The couple did, however, have a recent interaction with police in Moab, Utah.
Last month, officers with the Moab City Police Department responded to reports of disorderly conduct involving Petito and Laundrie, which ended with a report describing them as having "engaged in some sort of altercation."
The report released by the police department indicates Laundrie and Petito had a physical fight following an argument, but "both the male and female reported they are in love and engaged to be married and desperately didn't wish to see anyone charged with a crime," according to the report from Officer Eric Pratt.

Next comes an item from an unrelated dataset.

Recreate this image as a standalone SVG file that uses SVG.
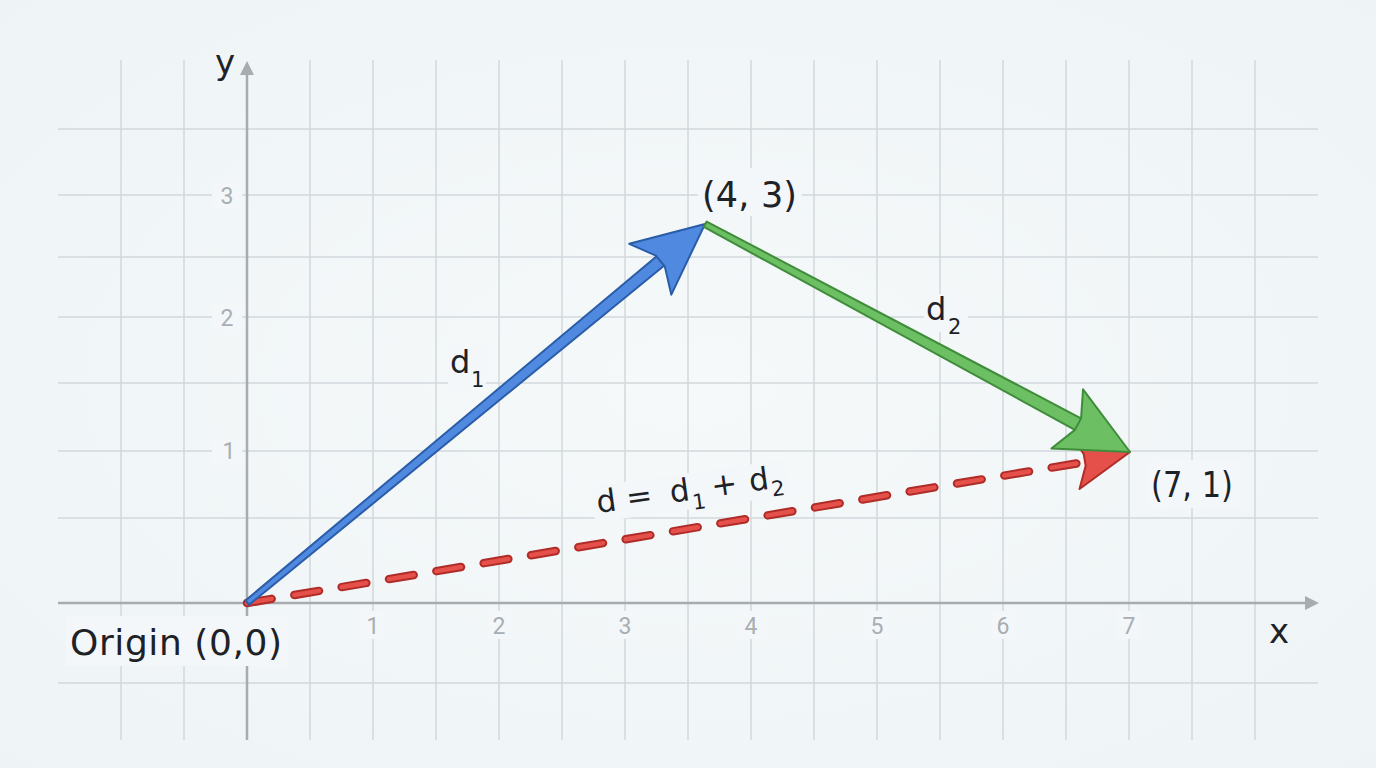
<svg xmlns="http://www.w3.org/2000/svg" width="1376" height="768" viewBox="0 0 1376 768">
<defs>
<radialGradient id="bg" cx="50%" cy="50%" r="75%">
<stop offset="0" stop-color="#f5f9fa"/>
<stop offset="1" stop-color="#eef3f5"/>
</radialGradient>
<style>
.grid{stroke:#d2d7db;stroke-width:1.5;fill:none}
.axis{stroke:#a7acb0;stroke-width:2.5;fill:none}
.axhead{fill:#a7acb0}
.tick{font-family:Roboto,"Liberation Sans",sans-serif;font-size:23px;fill:#a9aeb2;text-anchor:middle}
.lbl{font-family:"DejaVu Sans","Noto Sans",sans-serif;fill:#1e2226}
.bgr{fill:#f3f7f9}
.blue{fill:#4f8ae0;stroke:#2b5ca8;stroke-width:2;stroke-linejoin:round}
.green{fill:#6cbf62;stroke:#3f8d3a;stroke-width:2;stroke-linejoin:round}
.red{fill:#e6504a;stroke:#b02c28;stroke-width:2;stroke-linejoin:round}
</style>
</defs>
<rect width="1376" height="768" fill="url(#bg)"/>
<g id="grid">
<path class="grid" d="M121 60V740M184 60V740M310 60V740M373 60V740M436 60V740M499 60V740M562 60V740M625 60V740M688 60V740M751 60V740M814 60V740M877 60V740M940 60V740M1003 60V740M1066 60V740M1129 60V740M1192 60V740M1255 60V740"/>
<path class="grid" d="M58 129H1318M58 195H1318M58 257H1318M58 317H1318M58 383H1318M58 451H1318M58 518H1318M58 683H1318"/>
</g>
<g id="axes">
<line class="axis" x1="247" y1="740" x2="247" y2="74"/>
<polygon class="axhead" points="247,61 240,75 254,75"/>
<line class="axis" x1="58" y1="603" x2="1306" y2="603"/>
<polygon class="axhead" points="1319,603 1305,596 1305,610"/>
<text class="lbl" x="215" y="74" font-size="34">y</text>
<text class="lbl" x="1269" y="643" font-size="34">x</text>
</g>
<g id="ticks">
<rect class="bgr" x="212" y="183" width="30" height="26"/>
<rect class="bgr" x="212" y="305" width="30" height="26"/>
<rect class="bgr" x="212" y="439" width="30" height="26"/>
<text class="tick" x="227" y="204">3</text>
<text class="tick" x="227" y="326">2</text>
<text class="tick" x="229" y="459">1</text>
<rect class="bgr" x="361" y="611" width="24" height="28"/>
<rect class="bgr" x="487" y="611" width="24" height="28"/>
<rect class="bgr" x="613" y="611" width="24" height="28"/>
<rect class="bgr" x="739" y="611" width="24" height="28"/>
<rect class="bgr" x="865" y="611" width="24" height="28"/>
<rect class="bgr" x="991" y="611" width="24" height="28"/>
<rect class="bgr" x="1117" y="611" width="24" height="28"/>
<text class="tick" x="373" y="634">1</text>
<text class="tick" x="499" y="634">2</text>
<text class="tick" x="625" y="634">3</text>
<text class="tick" x="751" y="634">4</text>
<text class="tick" x="877" y="634">5</text>
<text class="tick" x="1003" y="634">6</text>
<text class="tick" x="1129" y="634">7</text>
</g>
<g id="connectors">
<g id="vec-d">
<line x1="247" y1="603" x2="1085" y2="462" stroke="#b02c28" stroke-width="8.5" stroke-linecap="round" stroke-dasharray="25 23"/>
<line x1="247" y1="603" x2="1085" y2="462" stroke="#e6504a" stroke-width="4.5" stroke-linecap="round" stroke-dasharray="25 23"/>
<g transform="translate(1130,452) rotate(-9.7)">
<polygon class="red" points="0,0 -56,-28 -46,-6 -46,6 -56,28"/>
</g>
</g>
<g id="vec-d1" transform="translate(705,224) rotate(-39.6)">
<polygon class="blue" points="-594,-2.8 -57,-6 -57,6 -594,2.8"/>
<polygon class="blue" points="0,0 -71,-33 -58,-7 -58,7 -71,33"/>
</g>
<g id="vec-d2" transform="translate(1130,452) rotate(28.2)">
<polygon class="green" points="-482,-3 -58,-6.5 -58,6.5 -482,3"/>
<polygon class="green" points="0,0 -71,-33 -59,-6.5 -59,6.5 -71,34"/>
</g>
</g>
<g id="label-d1">
<rect class="bgr" x="448" y="348" width="38" height="40"/>
<text class="lbl" x="450" y="373" font-size="32">d</text>
<text class="lbl" x="471" y="387" font-size="21">1</text>
</g>
<g id="label-d2">
<rect class="bgr" x="924" y="294" width="44" height="38"/>
<text class="lbl" x="926" y="320" font-size="32">d</text>
<text class="lbl" x="948" y="334" font-size="21">2</text>
</g>
<g id="label-d" transform="translate(598,513) rotate(-8)">
<rect class="bgr" x="-4" y="-27" width="196" height="36"/>
<text class="lbl" font-size="31"><tspan x="0" y="0">d</tspan><tspan x="30" y="0">=</tspan><tspan x="74" y="0">d</tspan><tspan x="95" y="10" font-size="21">1</tspan><tspan x="116" y="0">+</tspan><tspan x="154" y="0">d</tspan><tspan x="175" y="8" font-size="21">2</tspan></text>
</g>
<g id="node-43">
<rect class="bgr" x="698" y="168" width="104" height="48"/>
<text class="lbl" x="702" y="207" font-size="35" textLength="95" lengthAdjust="spacing">(4, 3)</text>
</g>
<g id="node-71">
<rect class="bgr" x="1147" y="460" width="92" height="48"/>
<text class="lbl" x="1151" y="497" font-size="35" textLength="82" lengthAdjust="spacingAndGlyphs">(7, 1)</text>
</g>
<g id="node-origin">
<rect class="bgr" x="66" y="616" width="222" height="50"/>
<text class="lbl" x="70" y="655" font-size="36" textLength="212" lengthAdjust="spacing">Origin (0,0)</text>
</g>
</svg>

The officers who responded to the incident suggested that Laundrie and Petito should separate for the night, according to the report. Petito is described by one officer as "confused and emotional."
"After evaluating the totality of the circumstances, I do not believe the situation escalated to the level of a domestic assault as much as that of a mental health crisis," Officer Daniel Robbins wrote in the police report.
No charges were filed. Robbins wrote Laundrie said the pair had been traveling together for "the last 4 or 5 months."